### TASK DESCRIPTION
Wherever a line holds the string "React", copy that line.
'''
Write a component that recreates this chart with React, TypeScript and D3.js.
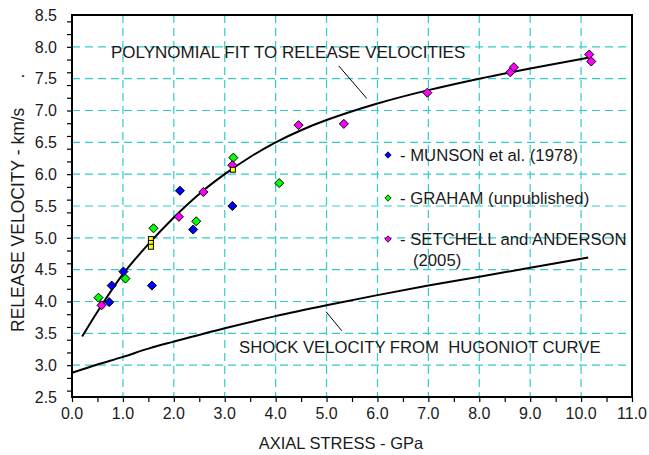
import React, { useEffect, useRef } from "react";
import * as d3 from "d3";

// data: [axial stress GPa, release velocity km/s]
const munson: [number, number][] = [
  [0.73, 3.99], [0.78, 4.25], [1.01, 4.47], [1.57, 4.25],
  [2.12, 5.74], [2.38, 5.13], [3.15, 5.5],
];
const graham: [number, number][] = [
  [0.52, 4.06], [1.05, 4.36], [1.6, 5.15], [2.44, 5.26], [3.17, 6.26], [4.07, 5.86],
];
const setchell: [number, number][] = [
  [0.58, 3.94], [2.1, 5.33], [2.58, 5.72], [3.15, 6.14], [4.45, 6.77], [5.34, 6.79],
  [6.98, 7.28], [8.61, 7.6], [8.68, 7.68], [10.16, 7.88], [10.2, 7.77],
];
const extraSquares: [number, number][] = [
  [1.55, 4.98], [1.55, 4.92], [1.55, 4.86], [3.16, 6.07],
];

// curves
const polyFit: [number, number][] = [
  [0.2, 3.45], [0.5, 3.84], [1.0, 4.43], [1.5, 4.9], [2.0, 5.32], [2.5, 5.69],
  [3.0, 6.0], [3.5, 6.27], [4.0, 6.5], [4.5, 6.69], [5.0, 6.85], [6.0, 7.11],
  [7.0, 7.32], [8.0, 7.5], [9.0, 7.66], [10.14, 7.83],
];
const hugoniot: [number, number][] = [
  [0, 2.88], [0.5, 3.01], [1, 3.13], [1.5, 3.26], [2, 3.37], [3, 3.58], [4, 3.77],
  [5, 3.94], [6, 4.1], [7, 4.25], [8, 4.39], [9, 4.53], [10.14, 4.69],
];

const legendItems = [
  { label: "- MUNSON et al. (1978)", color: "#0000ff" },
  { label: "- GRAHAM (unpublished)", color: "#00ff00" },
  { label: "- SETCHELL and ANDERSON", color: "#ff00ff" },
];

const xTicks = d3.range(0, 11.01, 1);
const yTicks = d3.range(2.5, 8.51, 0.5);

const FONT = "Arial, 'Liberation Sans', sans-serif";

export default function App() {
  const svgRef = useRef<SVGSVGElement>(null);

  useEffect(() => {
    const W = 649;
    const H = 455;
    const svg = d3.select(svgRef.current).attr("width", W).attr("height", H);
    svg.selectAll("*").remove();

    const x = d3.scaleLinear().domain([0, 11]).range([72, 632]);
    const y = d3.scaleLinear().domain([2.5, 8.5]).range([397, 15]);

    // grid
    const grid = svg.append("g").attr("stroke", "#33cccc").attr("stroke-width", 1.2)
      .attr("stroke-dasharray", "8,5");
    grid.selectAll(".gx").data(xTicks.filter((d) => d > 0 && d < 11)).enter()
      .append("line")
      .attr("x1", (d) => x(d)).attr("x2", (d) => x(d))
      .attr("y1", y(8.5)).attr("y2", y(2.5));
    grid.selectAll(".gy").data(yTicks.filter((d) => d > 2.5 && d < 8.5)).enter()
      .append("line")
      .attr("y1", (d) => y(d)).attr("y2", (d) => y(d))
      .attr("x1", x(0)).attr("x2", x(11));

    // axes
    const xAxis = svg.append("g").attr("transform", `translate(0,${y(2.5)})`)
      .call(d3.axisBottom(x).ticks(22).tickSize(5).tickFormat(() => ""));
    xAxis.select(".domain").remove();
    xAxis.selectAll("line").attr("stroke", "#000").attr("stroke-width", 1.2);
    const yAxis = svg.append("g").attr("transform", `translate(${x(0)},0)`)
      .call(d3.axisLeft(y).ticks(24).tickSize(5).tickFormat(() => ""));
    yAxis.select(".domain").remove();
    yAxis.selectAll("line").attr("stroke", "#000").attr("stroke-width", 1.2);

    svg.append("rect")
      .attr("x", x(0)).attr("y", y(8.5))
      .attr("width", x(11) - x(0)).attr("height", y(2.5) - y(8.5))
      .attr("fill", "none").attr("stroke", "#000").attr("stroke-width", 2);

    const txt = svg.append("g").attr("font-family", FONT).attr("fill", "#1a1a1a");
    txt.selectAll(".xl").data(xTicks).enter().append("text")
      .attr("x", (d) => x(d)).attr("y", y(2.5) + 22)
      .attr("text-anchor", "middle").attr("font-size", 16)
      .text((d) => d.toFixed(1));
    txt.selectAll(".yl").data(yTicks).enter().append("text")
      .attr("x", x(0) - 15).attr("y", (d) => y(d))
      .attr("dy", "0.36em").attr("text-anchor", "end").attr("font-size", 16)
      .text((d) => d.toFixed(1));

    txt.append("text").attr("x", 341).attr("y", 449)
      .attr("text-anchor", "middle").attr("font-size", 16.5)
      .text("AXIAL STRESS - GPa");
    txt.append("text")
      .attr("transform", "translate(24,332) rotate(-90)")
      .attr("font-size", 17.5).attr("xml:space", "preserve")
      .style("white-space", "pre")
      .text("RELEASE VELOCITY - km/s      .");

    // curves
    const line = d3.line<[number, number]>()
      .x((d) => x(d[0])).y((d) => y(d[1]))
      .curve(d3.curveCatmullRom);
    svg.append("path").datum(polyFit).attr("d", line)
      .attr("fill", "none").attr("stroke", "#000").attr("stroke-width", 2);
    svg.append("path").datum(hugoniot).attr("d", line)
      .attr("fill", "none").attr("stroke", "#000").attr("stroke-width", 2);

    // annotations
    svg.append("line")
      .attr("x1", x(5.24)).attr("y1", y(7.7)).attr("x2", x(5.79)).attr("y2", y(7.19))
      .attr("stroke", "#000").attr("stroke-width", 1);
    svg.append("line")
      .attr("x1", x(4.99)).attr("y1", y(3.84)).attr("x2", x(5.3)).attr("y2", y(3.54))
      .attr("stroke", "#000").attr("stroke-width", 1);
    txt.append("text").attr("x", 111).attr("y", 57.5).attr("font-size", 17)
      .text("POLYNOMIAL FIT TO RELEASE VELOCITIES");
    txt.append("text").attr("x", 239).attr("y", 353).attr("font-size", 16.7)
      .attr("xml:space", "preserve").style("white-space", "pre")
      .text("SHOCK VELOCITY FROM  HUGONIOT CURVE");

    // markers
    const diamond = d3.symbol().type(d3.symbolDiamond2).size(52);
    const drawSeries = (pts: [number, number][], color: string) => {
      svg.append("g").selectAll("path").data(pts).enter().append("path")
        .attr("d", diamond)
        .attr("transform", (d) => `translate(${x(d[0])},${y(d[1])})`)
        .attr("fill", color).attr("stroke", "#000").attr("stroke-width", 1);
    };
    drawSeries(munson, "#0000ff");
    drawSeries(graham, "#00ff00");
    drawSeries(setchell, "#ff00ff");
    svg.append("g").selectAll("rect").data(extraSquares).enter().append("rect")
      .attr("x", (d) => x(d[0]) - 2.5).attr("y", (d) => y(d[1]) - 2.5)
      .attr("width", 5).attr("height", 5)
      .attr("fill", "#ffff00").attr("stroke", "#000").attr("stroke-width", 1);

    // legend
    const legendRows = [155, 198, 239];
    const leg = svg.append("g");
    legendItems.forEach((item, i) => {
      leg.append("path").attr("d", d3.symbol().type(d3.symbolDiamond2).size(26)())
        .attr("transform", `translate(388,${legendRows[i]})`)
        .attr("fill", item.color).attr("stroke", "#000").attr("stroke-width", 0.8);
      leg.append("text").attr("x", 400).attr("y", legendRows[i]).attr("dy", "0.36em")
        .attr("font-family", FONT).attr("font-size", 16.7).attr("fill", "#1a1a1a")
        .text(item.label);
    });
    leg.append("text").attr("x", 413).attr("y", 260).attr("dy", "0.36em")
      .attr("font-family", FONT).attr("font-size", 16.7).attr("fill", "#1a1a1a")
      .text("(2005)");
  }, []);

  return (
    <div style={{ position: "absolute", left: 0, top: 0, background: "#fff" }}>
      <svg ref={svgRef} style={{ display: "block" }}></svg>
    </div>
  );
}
'''
### FULL OUTPUT
Write a component that recreates this chart with React, TypeScript and D3.js.
import React, { useEffect, useRef } from "react";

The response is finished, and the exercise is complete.